In the most recent episode of It: Welcome to Derry, we saw various characters—heavily armed Air Force guys, a member of the local Indigenous community wielding an alien dagger, and a group of awkward young teens—slip into the sewers under 29 Neibolt Street in search of you-know-who. We know they’re chasing an entity that delights in taking the form of Pennywise the Dancing Clown; at this point in Welcome to Derry‘s storyline, however, nobody’s quite certain what they’re looking for. They just know it’s got mind-control powers and is propelled by pure evil.
One of those Air Force guys happens to be Dick Hallorann (Chris Chalk), who’s been singled out by the military for this unconventional mission thanks to his psychic powers. Stephen King fans are already very familiar with this character, especially because of Scatman Crothers’ enduring performance as an older Hallorann in Stanley Kubrick’s 1980 adaptation of The Shining. In Welcome to Derry, we’ve gotten to know the younger Hallorann. He’s cockier and a bit more tightly wound, and he’s learned to keep the scarier aspects of his gifts under control—to a point.

As episode five, “29 Neibolt Street,” reveals, It worms into Hallorann’s mind to exploit his memories of his abusive grandfather. Hallorann and his grandmother, who also had psychic powers, cower as his grandfather looms over them, cruelly taunting them. Then, the worst thing Hallorann can imagine happens: the elderly man, who’s really Pennywise in disguise, opens the box and frees all the horrors Hallorann’s been very carefully tucking away.
In the vision, the mental creation appears as a real box, filled with an orange glow just like Pennywise’s deadlight eyes.
When a dazed Hallorann emerges from the sewer at the end of the episode, he sees Pauly (Rudy Mancuso), a soldier who was killed moments earlier in the tunnel. He should not be up and walking, but he is—and Hallorann can quite clearly see him.
Welcome to Derry hasn’t yet given much context around Hallorann’s mental lockbox beyond just showing it to us—and making sure we understand that opening it was a very bad thing. Clearly, it’s something Hallorann is going to have to work through if he wants to be a functional person again. But the box exists in previous material introduced about the character, notably King’s Shining sequel Doctor Sleep.
In the 2019 Mike Flanagan movie version, Carl Lumbly plays a ghostly version of the character who appears to Danny Torrance (not long after the events at the Overlook) with some helpful advice. About… mental boxes. You can find Doctor Sleep on Netflix now to watch the scene in full, but it includes a callback to Hallorann’s famous line from The Shining about how the dark things that Danny can perceive with his “shining” powers can’t physically hurt him. They’re like “pictures in a book.”
The old man also tells Danny that dark things will flock to him because of his abilities. There’s nothing he can do to stop them from coming. “My grandfather, he was a mean son of a bitch,” he explains. “When he died, I danced… but he kept on coming back.”

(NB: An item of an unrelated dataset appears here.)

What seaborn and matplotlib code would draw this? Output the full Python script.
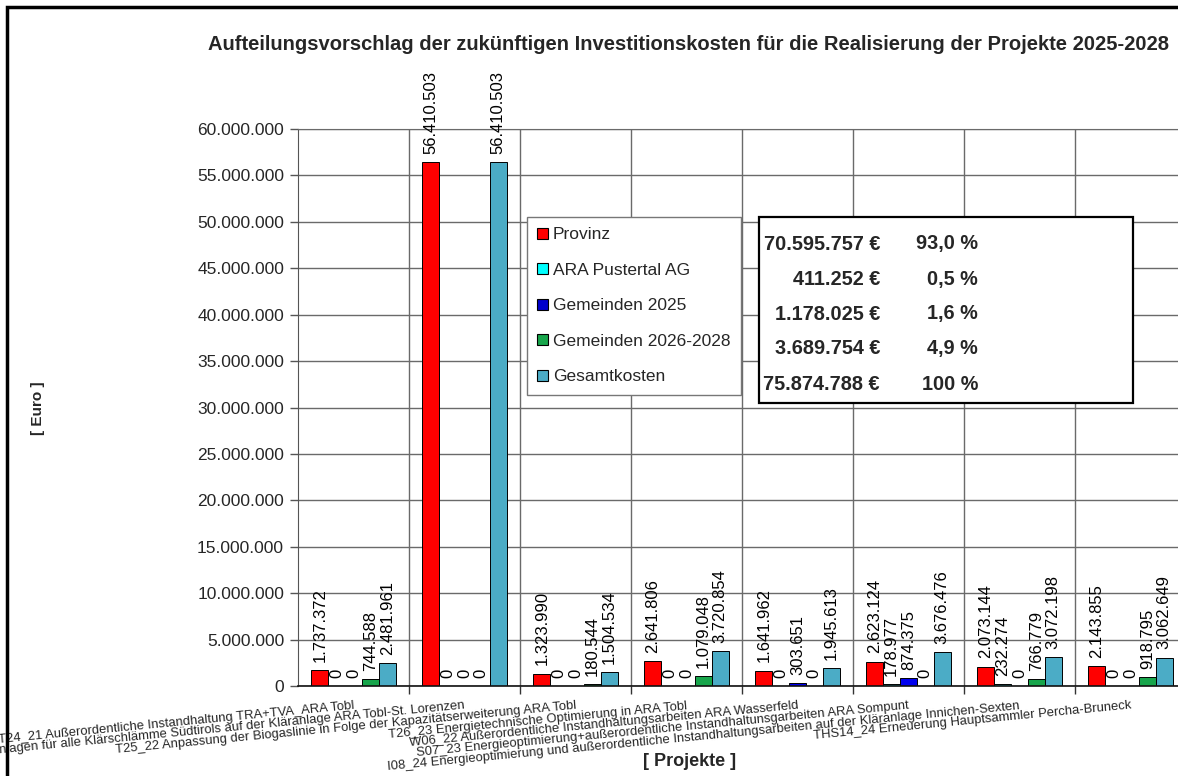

Hallorann pulls out a small box and says that his grandmother taught him a trick. “I want you to know this box inside and out,” he tells the boy; earlier in the movie, we’d seen that Danny is still being haunted by the creepy ghost from room 237. “You’re gonna build one just like it in your mind. One even more special. So next time that bitch comes around, you’ll be ready.”

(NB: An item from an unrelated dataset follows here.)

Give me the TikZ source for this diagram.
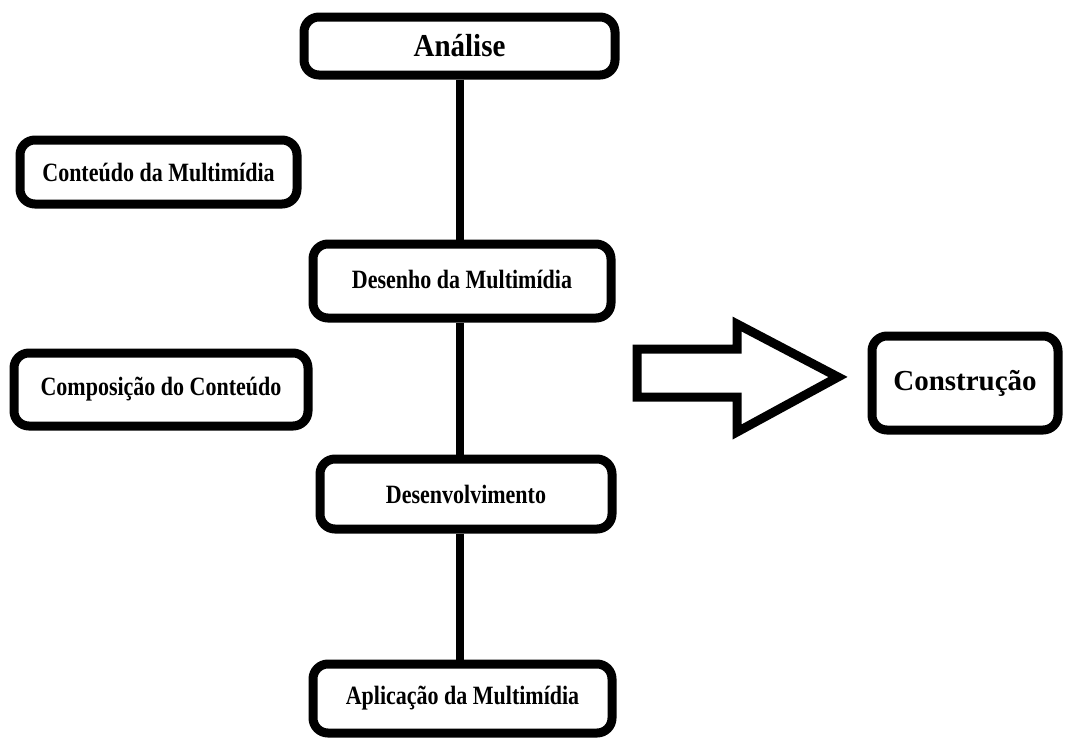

He’ll be ready to trap the ghost and all its adjacent negativity and bad vibes in his mental box, in other words. It’s a great idea, and perhaps this version of Hallorann didn’t have to deal with what our guy in Welcome to Derry is going through now. What’s going to happen with all the clingy spirits who come calling now?

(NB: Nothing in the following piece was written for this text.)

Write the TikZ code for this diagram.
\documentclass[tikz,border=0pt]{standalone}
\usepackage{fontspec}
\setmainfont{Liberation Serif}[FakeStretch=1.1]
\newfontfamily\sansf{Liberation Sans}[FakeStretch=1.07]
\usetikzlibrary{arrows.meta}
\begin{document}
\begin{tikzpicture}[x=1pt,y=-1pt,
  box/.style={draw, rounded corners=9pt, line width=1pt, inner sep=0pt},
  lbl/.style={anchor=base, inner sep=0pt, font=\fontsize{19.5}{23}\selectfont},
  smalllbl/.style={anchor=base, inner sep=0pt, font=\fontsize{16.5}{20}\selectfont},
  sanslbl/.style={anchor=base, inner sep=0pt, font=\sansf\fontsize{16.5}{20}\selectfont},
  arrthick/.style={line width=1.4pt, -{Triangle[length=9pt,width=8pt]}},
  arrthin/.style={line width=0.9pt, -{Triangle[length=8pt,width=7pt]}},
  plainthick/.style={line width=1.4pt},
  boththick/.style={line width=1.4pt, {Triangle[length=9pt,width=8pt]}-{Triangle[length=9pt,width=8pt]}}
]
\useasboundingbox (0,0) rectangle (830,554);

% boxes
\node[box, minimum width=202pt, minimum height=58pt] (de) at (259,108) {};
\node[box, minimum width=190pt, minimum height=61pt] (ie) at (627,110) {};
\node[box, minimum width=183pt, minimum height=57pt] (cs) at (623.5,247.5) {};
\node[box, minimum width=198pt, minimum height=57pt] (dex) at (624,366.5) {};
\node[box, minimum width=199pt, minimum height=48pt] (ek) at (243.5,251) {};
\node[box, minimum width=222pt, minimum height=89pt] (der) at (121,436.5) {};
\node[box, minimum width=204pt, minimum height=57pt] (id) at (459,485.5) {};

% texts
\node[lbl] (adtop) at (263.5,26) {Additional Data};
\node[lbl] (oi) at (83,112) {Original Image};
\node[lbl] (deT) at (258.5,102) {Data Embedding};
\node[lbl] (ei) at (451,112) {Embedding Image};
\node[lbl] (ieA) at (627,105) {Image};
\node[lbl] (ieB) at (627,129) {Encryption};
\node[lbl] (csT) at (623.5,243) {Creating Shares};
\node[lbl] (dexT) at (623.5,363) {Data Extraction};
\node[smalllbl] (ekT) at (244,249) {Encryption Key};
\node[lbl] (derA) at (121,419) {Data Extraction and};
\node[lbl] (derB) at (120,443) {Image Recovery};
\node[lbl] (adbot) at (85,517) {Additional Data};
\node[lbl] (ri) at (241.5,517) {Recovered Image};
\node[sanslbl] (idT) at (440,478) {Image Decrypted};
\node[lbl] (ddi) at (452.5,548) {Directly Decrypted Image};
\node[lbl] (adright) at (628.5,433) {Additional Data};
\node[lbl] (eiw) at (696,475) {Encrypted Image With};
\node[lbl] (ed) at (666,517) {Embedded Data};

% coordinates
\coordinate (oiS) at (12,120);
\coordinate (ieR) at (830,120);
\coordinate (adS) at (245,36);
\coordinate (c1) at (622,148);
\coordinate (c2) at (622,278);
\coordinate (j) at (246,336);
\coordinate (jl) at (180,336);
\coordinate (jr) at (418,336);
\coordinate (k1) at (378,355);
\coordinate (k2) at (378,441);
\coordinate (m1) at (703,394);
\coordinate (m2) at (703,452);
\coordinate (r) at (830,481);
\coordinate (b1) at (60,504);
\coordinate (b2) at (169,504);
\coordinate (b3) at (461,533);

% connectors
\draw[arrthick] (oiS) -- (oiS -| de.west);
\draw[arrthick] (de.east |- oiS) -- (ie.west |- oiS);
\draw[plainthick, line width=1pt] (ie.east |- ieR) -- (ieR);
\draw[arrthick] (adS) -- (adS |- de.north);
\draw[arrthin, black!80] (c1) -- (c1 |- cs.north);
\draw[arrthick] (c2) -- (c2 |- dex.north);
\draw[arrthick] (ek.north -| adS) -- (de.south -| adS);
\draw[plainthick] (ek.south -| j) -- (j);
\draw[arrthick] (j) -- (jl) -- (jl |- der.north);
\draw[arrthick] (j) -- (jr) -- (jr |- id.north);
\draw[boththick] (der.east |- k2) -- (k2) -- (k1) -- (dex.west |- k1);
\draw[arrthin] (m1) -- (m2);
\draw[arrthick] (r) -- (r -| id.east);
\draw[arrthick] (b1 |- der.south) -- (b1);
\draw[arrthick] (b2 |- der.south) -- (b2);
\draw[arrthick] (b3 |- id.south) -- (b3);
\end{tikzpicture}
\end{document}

Speaking to Decider, Chalk and It: Welcome to Derry co-showrunner Jason Fuchs shared a little more insight into Hallorann’s trauma.
“All the terror that he has ever seen, he just slipped it in the box, slipped it in the box, slipped it in the box,” Chalk explained about his character. “So the moment you unleash that, it’s not going to come out as gently as Dick put it in and it’s not happy about being shoved in a box. These are not entities that want to be trapped. And so when they can break free, they do, and it changes Dick forever.”
Added Fuchs, “That very last shot you see of Dick, of Chris Chalk, in [episode five] of him seeing dead Pauly in front of him on the bank of the river, that is going to take Dick to some extremely dark places, to a place he’s tried to get away from. There’s a reason he wanted to keep that box shut. His life by the end of episode five has been fully upended in ways that will take him to the breaking point and possibly past [it] in the episodes to come.”
New episodes of It: Welcome to Derry arrive Sundays on HBO and HBO Max.